Because the enzymic regulation of muscle triglyceride breakdown is poorly understood we studied whether neutral lipase in skeletal muscle is activated by contractions. Incubated soleus muscles from 70 g rats were electrically stimulated for 60min. Neutral lipase activity against triacylglycerol increased after 1 and 5min of contractions [0.36±0.02 (basal) versus 0.49±0.05 (1min) and 0.54±0.05 (5min) m-unit·mg of protein-1, means±S.E.M., P < 0.05]. After 10min the neutral lipase activity (0.40±0.05m-unit·mg of protein-1) had decreased to basal values (P > 0.05).
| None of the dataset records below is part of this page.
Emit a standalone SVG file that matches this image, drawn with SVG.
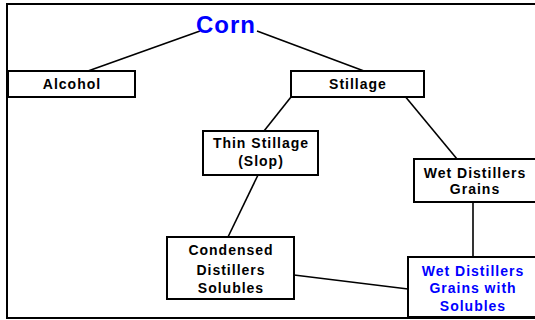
<svg xmlns="http://www.w3.org/2000/svg" width="535" height="320" viewBox="0 0 535 320">
<style>
.box{fill:#fff;stroke:#000;stroke-width:2}
.t{font-family:"Liberation Sans",Arial,sans-serif;font-weight:bold;font-size:14px;letter-spacing:1px;text-anchor:middle;fill:#000}
.b{fill:#0000ff}
.c{stroke:#000;stroke-width:1.6;fill:none}
</style>
<rect x="0" y="0" width="535" height="320" fill="#fff"/>
<rect x="7" y="4" width="540" height="314" fill="none" stroke="#000" stroke-width="2"/>
<g id="connectors">
<line class="c" x1="200" y1="31" x2="88" y2="71"/>
<line class="c" x1="257" y1="31" x2="364" y2="71"/>
<line class="c" x1="291" y1="97" x2="264" y2="131"/>
<line class="c" x1="404" y1="95" x2="457" y2="159"/>
<line class="c" x1="258" y1="175" x2="228" y2="237"/>
<line class="c" x1="473" y1="202" x2="473" y2="257"/>
<line class="c" x1="294" y1="275" x2="408" y2="289"/>
</g>
<g id="corn">
<text class="t b" x="226" y="33" style="font-size:24px;letter-spacing:1px">Corn</text>
</g>
<g id="alcohol">
<rect class="box" x="8" y="71" width="127" height="26"/>
<text class="t" x="72" y="89">Alcohol</text>
</g>
<g id="stillage">
<rect class="box" x="291" y="71" width="133" height="26"/>
<text class="t" x="358" y="89">Stillage</text>
</g>
<g id="thin-stillage">
<rect class="box" x="203" y="131" width="115" height="44"/>
<text class="t" x="261" y="148">Thin Stillage</text>
<text class="t" x="261" y="166">(Slop)</text>
</g>
<g id="wdg">
<rect class="box" x="414" y="159" width="125" height="43"/>
<text class="t" x="475" y="178">Wet Distillers</text>
<text class="t" x="475" y="194">Grains</text>
</g>
<g id="cds">
<rect class="box" x="167" y="237" width="127" height="62"/>
<text class="t" x="231" y="255">Condensed</text>
<text class="t" x="231" y="275">Distillers</text>
<text class="t" x="231" y="293">Solubles</text>
</g>
<g id="wdgs">
<rect class="box" x="408" y="257" width="131" height="60"/>
<text class="t b" x="473" y="276">Wet Distillers</text>
<text class="t b" x="473" y="293">Grains with</text>
<text class="t b" x="473" y="311">Solubles</text>
</g>
</svg>
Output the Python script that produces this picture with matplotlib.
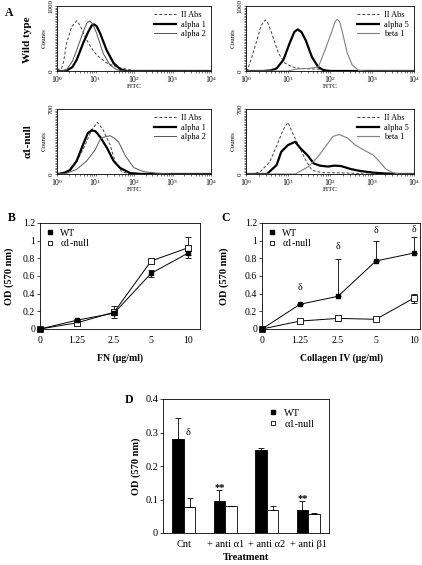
import numpy as np
import matplotlib
matplotlib.use('Agg')
import matplotlib.pyplot as plt
from matplotlib.ticker import MultipleLocator, LogLocator, NullFormatter
from matplotlib.lines import Line2D

plt.rcParams['font.family'] = ['Liberation Serif', 'DejaVu Serif']
plt.rcParams['mathtext.fontset'] = 'stix'

W, H = 422, 565

# ---- panel A: flow histograms (x in decades of FITC, y in counts) ----
# wild type, alpha 1 / alpha 2
wt12_abs_dec = [0, 0.05, 0.12, 0.17, 0.25, 0.38, 0.51, 0.6, 0.77, 0.9, 1.03, 1.29, 1.64, 1.98, 2.3, 4]
wt12_abs_cnt = [10, 30, 40, 140, 430, 680, 774, 700, 477, 350, 246, 123, 46, 10, 0, 0]
wt12_a1_dec = [0, 0.15, 0.25, 0.4, 0.51, 0.68, 0.81, 0.9, 0.96, 1.03, 1.12, 1.29, 1.47, 1.64, 1.8, 4]
wt12_a1_cnt = [0, 0, 5, 60, 170, 430, 600, 700, 718, 690, 580, 320, 120, 30, 0, 0]
wt12_a2_dec = [0, 0.15, 0.25, 0.4, 0.51, 0.68, 0.78, 0.85, 0.93, 1.03, 1.2, 1.38, 1.55, 1.7, 4]
wt12_a2_cnt = [0, 5, 20, 150, 320, 600, 740, 770, 720, 580, 270, 90, 20, 0, 0]

# wild type, alpha 5 / beta 1
wt5b_abs_dec = [0, 0.03, 0.14, 0.26, 0.36, 0.46, 0.52, 0.61, 0.77, 0.92, 1.11, 1.3, 1.6, 1.8, 1.95, 4]
wt5b_abs_cnt = [0, 10, 215, 477, 700, 785, 740, 585, 277, 123, 60, 40, 30, 25, 0, 0]
wt5b_a5_dec = [0, 0.42, 0.6, 0.73, 0.89, 1.04, 1.15, 1.23, 1.32, 1.42, 1.57, 1.72, 1.84, 2.0, 4]
wt5b_a5_cnt = [0, 0, 10, 40, 170, 430, 600, 640, 600, 477, 215, 60, 15, 0, 0]
wt5b_b1_dec = [0, 1.0, 1.2, 1.5, 1.72, 1.88, 2.03, 2.12, 2.17, 2.23, 2.3, 2.41, 2.53, 2.68, 2.85, 4]
wt5b_b1_cnt = [0, 0, 30, 40, 60, 320, 585, 760, 795, 760, 585, 277, 92, 10, 0, 0]

# alpha1-null, alpha 1 / alpha 2
ko12_abs_dec = [0, 0.25, 0.51, 0.73, 0.9, 1.05, 1.2, 1.38, 1.51, 1.68, 1.9, 4]
ko12_abs_cnt = [0, 20, 132, 312, 474, 556, 474, 312, 132, 25, 0, 0]
ko12_a1_dec = [0, 0.03, 0.2, 0.34, 0.51, 0.68, 0.8, 0.9, 1.0, 1.12, 1.3, 1.47, 1.64, 1.9, 2.2, 4]
ko12_a1_cnt = [0, 0, 15, 43, 140, 320, 440, 470, 460, 400, 280, 140, 65, 10, 0, 0]
ko12_a2_dec = [0, 0.25, 0.51, 0.77, 0.99, 1.12, 1.2, 1.3, 1.38, 1.48, 1.6, 1.77, 1.99, 2.25, 2.6, 3.0, 4]
ko12_a2_cnt = [0, 8, 50, 140, 260, 370, 395, 405, 412, 390, 345, 200, 70, 25, 8, 0, 0]

# alpha1-null, alpha 5 / beta 1
ko5b_abs_dec = [0, 0.2, 0.34, 0.57, 0.77, 0.88, 1.0, 1.11, 1.26, 1.42, 1.57, 1.8, 2.5, 2.8, 4]
ko5b_abs_cnt = [0, 5, 25, 132, 347, 474, 556, 440, 300, 150, 40, 15, 10, 0, 0]
ko5b_a5_dec = [0, 0.5, 0.73, 0.84, 1.0, 1.17, 1.3, 1.46, 1.61, 1.76, 1.95, 2.1, 2.26, 2.49, 2.72, 3.03, 3.33, 3.6, 4]
ko5b_a5_cnt = [0, 0, 97, 240, 312, 347, 275, 204, 115, 90, 80, 90, 86, 54, 32, 15, 5, 0, 0]
ko5b_b1_dec = [0, 1.17, 1.49, 1.72, 1.92, 2.07, 2.22, 2.41, 2.6, 2.8, 3.03, 3.18, 3.33, 3.49, 3.65, 4]
ko5b_b1_cnt = [0, 0, 80, 190, 312, 405, 425, 390, 312, 260, 204, 132, 54, 15, 0, 0]

# ---- panels B / C: adhesion curves ----
conc_labels = ['0', '1.25', '2.5', '5', '10']
od_ticks = [0, 0.2, 0.4, 0.6, 0.8, 1.0, 1.2]
od_tick_labels = ['0', '0.2', '0.4', '0.6', '0.8', '1', '1.2']

fn_wt = [0.0, 0.10, 0.18, 0.63, 0.86]
fn_wt_err = [0, 0.01, 0.02, 0.04, 0.02]
fn_null = [0.0, 0.07, 0.19, 0.77, 0.92]
fn_null_err = [0, 0.01, 0.07, 0.02, 0.12]

col_wt = [0.0, 0.28, 0.37, 0.77, 0.86]
col_wt_err = [0, 0.0, 0.42, 0.23, 0.18]
col_null = [0.0, 0.09, 0.12, 0.11, 0.35]
col_null_err = [0, 0.01, 0.03, 0.01, 0.05]

# ---- panel D: antibody blocking ----
treat_labels = ['Cnt', '+ anti \u03b11', '+ anti \u03b12', '+ anti \u03b21']
bar_wt = [0.28, 0.095, 0.247, 0.068]
bar_wt_err = [0.063, 0.032, 0.006, 0.027]
bar_null = [0.078, 0.082, 0.07, 0.057]
bar_null_err = [0.026, 0.0, 0.01, 0.003]


def rect(l, t, r, b):
    return [l / W, 1 - b / H, (r - l) / W, (b - t) / H]


fig = plt.figure(figsize=(4.22, 5.65), dpi=100)

abs_style = dict(color='#444444', lw=0.7, ls=(0, (3, 2)))
thick_style = dict(color='black', lw=1.6)
thin_style = dict(color='#555555', lw=0.7)
gray_style = dict(color='#808080', lw=0.8)


def flow_panel(box, ymax, curves):
    ax = fig.add_axes(rect(*box))
    for dec, cnt, style, lab in curves:
        ax.plot(10 ** np.array(dec), cnt, label=lab, **style)
    ax.set_xscale('log')
    ax.set_xlim(1, 1e4)
    ax.set_ylim(0, ymax)
    ax.xaxis.set_major_locator(LogLocator(base=10, numticks=6))
    ax.xaxis.set_minor_locator(LogLocator(base=10, subs=np.arange(2, 10), numticks=10))
    ax.xaxis.set_minor_formatter(NullFormatter())
    ax.set_yticks([0, ymax])
    ax.set_yticklabels(['0', str(ymax)], rotation=90, va='center', fontsize=5)
    ax.yaxis.set_minor_locator(MultipleLocator(ymax / 40))
    ax.tick_params(which='both', direction='out', length=1.5, width=0.4, pad=1)
    ax.tick_params(axis='x', labelsize=5.5)
    for s in ax.spines.values():
        s.set_linewidth(0.6)
    ax.set_xlabel('FITC', fontsize=5, labelpad=-1)
    ax.set_ylabel('Counts', fontsize=5, labelpad=1)
    ax.legend(loc='upper right', fontsize=6, frameon=False, handlelength=2.6,
              labelspacing=0.2, borderaxespad=0.2, handletextpad=0.6)
    return ax


flow_panel((57, 6, 211, 71), 1000, [
    (wt12_abs_dec, wt12_abs_cnt, abs_style, 'II Abs'),
    (wt12_a1_dec, wt12_a1_cnt, thick_style, 'alpha 1'),
    (wt12_a2_dec, wt12_a2_cnt, thin_style, 'alpha 2')])
flow_panel((246, 6, 414, 71), 1000, [
    (wt5b_abs_dec, wt5b_abs_cnt, abs_style, 'II Abs'),
    (wt5b_a5_dec, wt5b_a5_cnt, thick_style, 'alpha 5'),
    (wt5b_b1_dec, wt5b_b1_cnt, gray_style, 'beta 1')])
flow_panel((57, 109, 211, 174), 700, [
    (ko12_abs_dec, ko12_abs_cnt, abs_style, 'II Abs'),
    (ko12_a1_dec, ko12_a1_cnt, thick_style, 'alpha 1'),
    (ko12_a2_dec, ko12_a2_cnt, thin_style, 'alpha 2')])
flow_panel((246, 109, 414, 174), 700, [
    (ko5b_abs_dec, ko5b_abs_cnt, abs_style, 'II Abs'),
    (ko5b_a5_dec, ko5b_a5_cnt, thick_style, 'alpha 5'),
    (ko5b_b1_dec, ko5b_b1_cnt, gray_style, 'beta 1')])

fig.text(28 / W, 1 - 40 / H, 'Wild type', rotation=90, ha='center', va='center',
         fontsize=8, fontweight='bold')
fig.text(28 / W, 1 - 141 / H, '\u03b11-null', rotation=90, ha='center', va='center',
         fontsize=8, fontweight='bold')

# ---- B and C ----
legend_handles = [
    Line2D([], [], marker='s', ls='none', color='black', mfc='black', ms=3.5),
    Line2D([], [], marker='s', ls='none', color='black', mfc='white', ms=3.5, mew=0.6)]
legend_names = ['WT', '\u03b11-null']


def od_panel(box, wt, wt_err, null, null_err, xlab, ylabpad, xmax):
    ax = fig.add_axes(rect(*box))
    x = np.arange(len(conc_labels))
    ax.errorbar(x, null, yerr=null_err, color='black', lw=0.7, elinewidth=0.6,
                capsize=2, capthick=0.6, marker='s', ms=4, mfc='white', mec='black',
                mew=0.6, clip_on=False, zorder=3)
    ax.errorbar(x, wt, yerr=wt_err, color='black', lw=0.7, elinewidth=0.6,
                capsize=2, capthick=0.6, marker='s', ms=3.5, mfc='black', mec='black',
                clip_on=False, zorder=4)
    ax.set_xlim(0, xmax)
    ax.set_ylim(0, 1.2)
    ax.set_xticks(x)
    ax.set_xticklabels(conc_labels, fontsize=7)
    ax.set_yticks(od_ticks)
    ax.set_yticklabels(od_tick_labels, fontsize=7)
    ax.tick_params(axis='x', length=0, pad=5)
    ax.tick_params(axis='y', direction='out', length=2, width=0.5, pad=1.5)
    for s in ax.spines.values():
        s.set_linewidth(0.6)
    ax.set_xlabel(xlab, fontsize=7, fontweight='bold', labelpad=6)
    ax.set_ylabel('OD (570 nm)', fontsize=7.5, fontweight='bold', labelpad=ylabpad)
    ax.legend(legend_handles, legend_names, loc='upper left', fontsize=7,
              frameon=False, handlelength=0.8, handletextpad=0.7, labelspacing=0.15,
              borderaxespad=0.2)
    return ax


ax_b = od_panel((40, 223, 200, 329), fn_wt, fn_wt_err, fn_null, fn_null_err,
                'FN (\u00b5g/ml)', 6, 4.32)
col_wt_yerr = [np.zeros(len(col_wt)), col_wt_err]
ax_c = od_panel((262, 223, 420, 329), col_wt, col_wt_yerr, col_null, col_null_err,
                'Collagen IV (\u00b5g/ml)', 11, 4.16)
for xi, yi in [(1, 0.47), (2, 0.93), (3, 1.12), (4, 1.13)]:
    ax_c.text(xi, yi, '\u03b4', ha='center', va='center', fontsize=7)

# ---- D ----
ax_d = fig.add_axes(rect(163, 399, 329, 533))
xd = np.arange(len(treat_labels))
bw = 0.28
ax_d.bar(xd - bw / 2, bar_wt, bw, color='black', edgecolor='black', lw=0.6,
         yerr=[np.zeros(4), bar_wt_err], capsize=2,
         error_kw=dict(elinewidth=0.6, capthick=0.6, ecolor='black'))
ax_d.bar(xd + bw / 2, bar_null, bw, color='white', edgecolor='black', lw=0.6,
         yerr=[np.zeros(4), bar_null_err], capsize=2,
         error_kw=dict(elinewidth=0.6, capthick=0.6, ecolor='black'))
ax_d.set_xlim(-0.5, 3.5)
ax_d.set_ylim(0, 0.4)
ax_d.set_xticks(xd)
ax_d.set_xticklabels(treat_labels, fontsize=7.5)
ax_d.set_yticks([0, 0.1, 0.2, 0.3, 0.4])
ax_d.set_yticklabels(['0', '0.1', '0.2', '0.3', '0.4'], fontsize=7.5)
ax_d.tick_params(axis='x', length=0, pad=5)
ax_d.tick_params(axis='y', direction='out', length=2, width=0.5, pad=1.5)
for s in ax_d.spines.values():
    s.set_linewidth(0.6)
ax_d.set_xlabel('Treatment', fontsize=7.5, fontweight='bold', labelpad=3)
ax_d.set_ylabel('OD (570 nm)', fontsize=7.5, fontweight='bold', labelpad=3)
ax_d.legend(legend_handles, legend_names, loc='upper left', bbox_to_anchor=(0.58, 1.0),
            fontsize=7.5, frameon=False, handlelength=0.8, handletextpad=0.7,
            labelspacing=0.15)
ax_d.text(0.05, 0.30, '\u03b4', ha='left', va='center', fontsize=7.5)
ax_d.text(1 - bw / 2, 0.137, '**', ha='center', va='center', fontsize=7.5, fontweight='bold')
ax_d.text(3 - bw / 2, 0.104, '**', ha='center', va='center', fontsize=7.5, fontweight='bold')

# panel letters
for lx, ly, letter in [(5, 13, 'A'), (8, 218, 'B'), (221, 218, 'C'), (125, 400, 'D')]:
    fig.text(lx / W, 1 - ly / H, letter, ha='left', va='center', fontsize=8.5,
             fontweight='bold')

fig.savefig('out.png', dpi=100)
The contraction-mediated increase in lipase activity was increased by ≈ 110% when muscle was stimulated in the presence of okadaic acid. Conversely, treatment of muscle homogenate with alkaline phosphatase completely reversed the contraction-mediated lipase activation. Lipase activity did not change during contractions when analysed in the presence of anti-hormone-sensitive-lipase (HSL) antibody [0.17±0.02 (basal) versus 0.21±0.02 (5min) m-unit·mg of protein-1, P > 0.05]. Furthermore, immunoprecipitation with affinity-purified anti-HSL antibody reduced muscle-HSL protein concentration by 81±4% and caused similar reductions in lipase activity against triacylglycerol and in the contraction-induced increase in this activity. Neither prior sympathectomy [0.33±0.02 (basal) versus 0.53±0.06 (5min) m-unit·mg of protein-1, P < 0.05] nor propranolol impaired the lipase response to contractions. Glycogen phosphorylase activity in the absence of AMP increased after 1min [27.3±3.1 versus 8.9±1.8% (activity without AMP/total activity with AMP), P < 0.05] and returned to basal levels after 5min. In conclusion, skeletal-muscle-immunoreactive HSL is transiently stimulated by contractions and the mechanism probably involves phosphorylation. The time course of HSL activation is similar to that of glycogen phosphorylase. Apparently, the two enzymes are regulated in parallel by contraction-induced as well as hormonal mechanisms, allowing simultaneous recruitment of all major extra- and intra-muscular energy stores.